**Task objective**
Transcribe the material word for word, but without the images.

───── Information shown

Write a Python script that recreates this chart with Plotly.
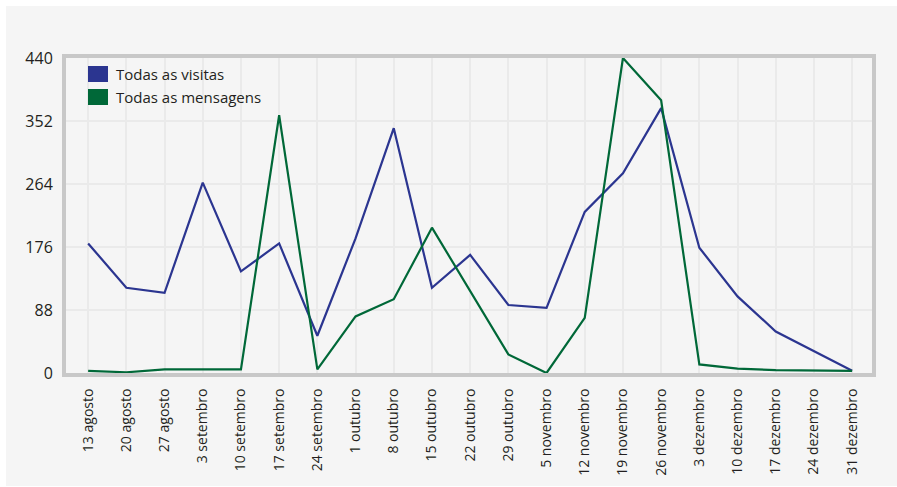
import plotly.graph_objects as go

categories = ["13 agosto", "20 agosto", "27 agosto", "3 setembro", "10 setembro",
              "17 setembro", "24 setembro", "1 outubro", "8 outubro", "15 outubro",
              "22 outubro", "29 outubro", "5 novembro", "12 novembro", "19 novembro",
              "26 novembro", "3 dezembro", "10 dezembro", "17 dezembro", "24 dezembro",
              "31 dezembro"]
visitas = [181, 119, 112, 266, 142, 181, 52, 188, 342, 119, 165, 95, 91, 225, 279,
           370, 175, 107, 58, 30, 3]
mensagens = [3, 1, 5, 5, 5, 360, 5, 79, 103, 203, 115, 26, 0, 77, 440, 381, 12, 6,
             4, 3, 3]
y_ticks = [0, 88, 176, 264, 352, 440]

W, H = 897, 487
ML, MR, MT, MB = 66, 25, 58, 114
PW, PH = W - ML - MR, H - MT - MB

def px(x):
    return (x - ML) / PW

def py(y):
    return (H - MB - y) / PH

BLUE = "#2B3590"
GREEN = "#006838"
FONT = "Open Sans"
TXT = "#231f20"

fig = go.Figure()
x_idx = list(range(len(categories)))
fig.add_trace(go.Scatter(x=x_idx, y=visitas, mode="lines", name="Todas as visitas",
                         line=dict(color=BLUE, width=2.2), showlegend=False))
fig.add_trace(go.Scatter(x=x_idx, y=mensagens, mode="lines", name="Todas as mensagens",
                         line=dict(color=GREEN, width=2.2), showlegend=False))

shapes = [
    dict(type="rect", xref="paper", yref="paper", x0=px(6), x1=px(897), y0=py(486), y1=py(6),
         fillcolor="#f5f5f5", line=dict(width=0), layer="below"),
    dict(type="rect", xref="paper", yref="paper", x0=px(88), x1=px(108), y0=py(82), y1=py(66),
         fillcolor=BLUE, line=dict(width=0)),
    dict(type="rect", xref="paper", yref="paper", x0=px(88), x1=px(108), y0=py(105), y1=py(89),
         fillcolor=GREEN, line=dict(width=0)),
]
annotations = [
    dict(text="Todas as visitas", xref="paper", yref="paper", x=px(114), y=py(74),
         xanchor="left", yanchor="middle", showarrow=False,
         font=dict(family=FONT, size=15, color=TXT)),
    dict(text="Todas as mensagens", xref="paper", yref="paper", x=px(114), y=py(97),
         xanchor="left", yanchor="middle", showarrow=False,
         font=dict(family=FONT, size=15, color=TXT)),
]

fig.update_layout(
    width=W, height=H,
    margin=dict(l=ML, r=MR, t=MT, b=MB, pad=0),
    paper_bgcolor="white", plot_bgcolor="#f5f5f5",
    shapes=shapes, annotations=annotations,
    font=dict(family=FONT, color=TXT),
)
fig.update_xaxes(
    tickmode="array", tickvals=x_idx, ticktext=categories, tickangle=-90,
    range=[-0.58, 20.52], showgrid=True, gridcolor="#eaeaea", gridwidth=2,
    showline=True, mirror=True, linecolor="#c8c8c8", linewidth=4,
    ticks="outside", ticklen=6, tickcolor="rgba(0,0,0,0)",
    tickfont=dict(family=FONT, size=14, color=TXT), zeroline=False,
)
fig.update_yaxes(
    tickmode="array", tickvals=y_ticks, ticktext=[str(v) for v in y_ticks],
    range=[0, 440], showgrid=True, gridcolor="#eaeaea", gridwidth=2,
    showline=True, mirror=True, linecolor="#c8c8c8", linewidth=4,
    ticks="outside", ticklen=6, tickcolor="rgba(0,0,0,0)",
    tickfont=dict(family=FONT, size=16, color=TXT), zeroline=False,
)

fig.write_html("out.html")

──────────

**Finished exercise**
Write a Python script that recreates this chart with Plotly.
import plotly.graph_objects as go

categories = ["13 agosto", "20 agosto", "27 agosto", "3 setembro", "10 setembro",
              "17 setembro", "24 setembro", "1 outubro", "8 outubro", "15 outubro",
              "22 outubro", "29 outubro", "5 novembro", "12 novembro", "19 novembro",
              "26 novembro", "3 dezembro", "10 dezembro", "17 dezembro", "24 dezembro",
              "31 dezembro"]
visitas = [181, 119, 112, 266, 142, 181, 52, 188, 342, 119, 165, 95, 91, 225, 279,
           370, 175, 107, 58, 30, 3]
mensagens = [3, 1, 5, 5, 5, 360, 5, 79, 103, 203, 115, 26, 0, 77, 440, 381, 12, 6,
             4, 3, 3]
y_ticks = [0, 88, 176, 264, 352, 440]

W, H = 897, 487
ML, MR, MT, MB = 66, 25, 58, 114
PW, PH = W - ML - MR, H - MT - MB

def px(x):
    return (x - ML) / PW

def py(y):
    return (H - MB - y) / PH

BLUE = "#2B3590"
GREEN = "#006838"
FONT = "Open Sans"
TXT = "#231f20"

fig = go.Figure()
x_idx = list(range(len(categories)))
fig.add_trace(go.Scatter(x=x_idx, y=visitas, mode="lines", name="Todas as visitas",
                         line=dict(color=BLUE, width=2.2), showlegend=False))
fig.add_trace(go.Scatter(x=x_idx, y=mensagens, mode="lines", name="Todas as mensagens",
                         line=dict(color=GREEN, width=2.2), showlegend=False))

shapes = [
    dict(type="rect", xref="paper", yref="paper", x0=px(6), x1=px(897), y0=py(486), y1=py(6),
         fillcolor="#f5f5f5", line=dict(width=0), layer="below"),
    dict(type="rect", xref="paper", yref="paper", x0=px(88), x1=px(108), y0=py(82), y1=py(66),
         fillcolor=BLUE, line=dict(width=0)),
    dict(type="rect", xref="paper", yref="paper", x0=px(88), x1=px(108), y0=py(105), y1=py(89),
         fillcolor=GREEN, line=dict(width=0)),
]
annotations = [
    dict(text="Todas as visitas", xref="paper", yref="paper", x=px(114), y=py(74),
         xanchor="left", yanchor="middle", showarrow=False,
         font=dict(family=FONT, size=15, color=TXT)),
    dict(text="Todas as mensagens", xref="paper", yref="paper", x=px(114), y=py(97),
         xanchor="left", yanchor="middle", showarrow=False,
         font=dict(family=FONT, size=15, color=TXT)),
]

fig.update_layout(
    width=W, height=H,
    margin=dict(l=ML, r=MR, t=MT, b=MB, pad=0),
    paper_bgcolor="white", plot_bgcolor="#f5f5f5",
    shapes=shapes, annotations=annotations,
    font=dict(family=FONT, color=TXT),
)
fig.update_xaxes(
    tickmode="array", tickvals=x_idx, ticktext=categories, tickangle=-90,
    range=[-0.58, 20.52], showgrid=True, gridcolor="#eaeaea", gridwidth=2,
    showline=True, mirror=True, linecolor="#c8c8c8", linewidth=4,
    ticks="outside", ticklen=6, tickcolor="rgba(0,0,0,0)",
    tickfont=dict(family=FONT, size=14, color=TXT), zeroline=False,
)
fig.update_yaxes(
    tickmode="array", tickvals=y_ticks, ticktext=[str(v) for v in y_ticks],
    range=[0, 440], showgrid=True, gridcolor="#eaeaea", gridwidth=2,
    showline=True, mirror=True, linecolor="#c8c8c8", linewidth=4,
    ticks="outside", ticklen=6, tickcolor="rgba(0,0,0,0)",
    tickfont=dict(family=FONT, size=16, color=TXT), zeroline=False,
)

fig.write_html("out.html")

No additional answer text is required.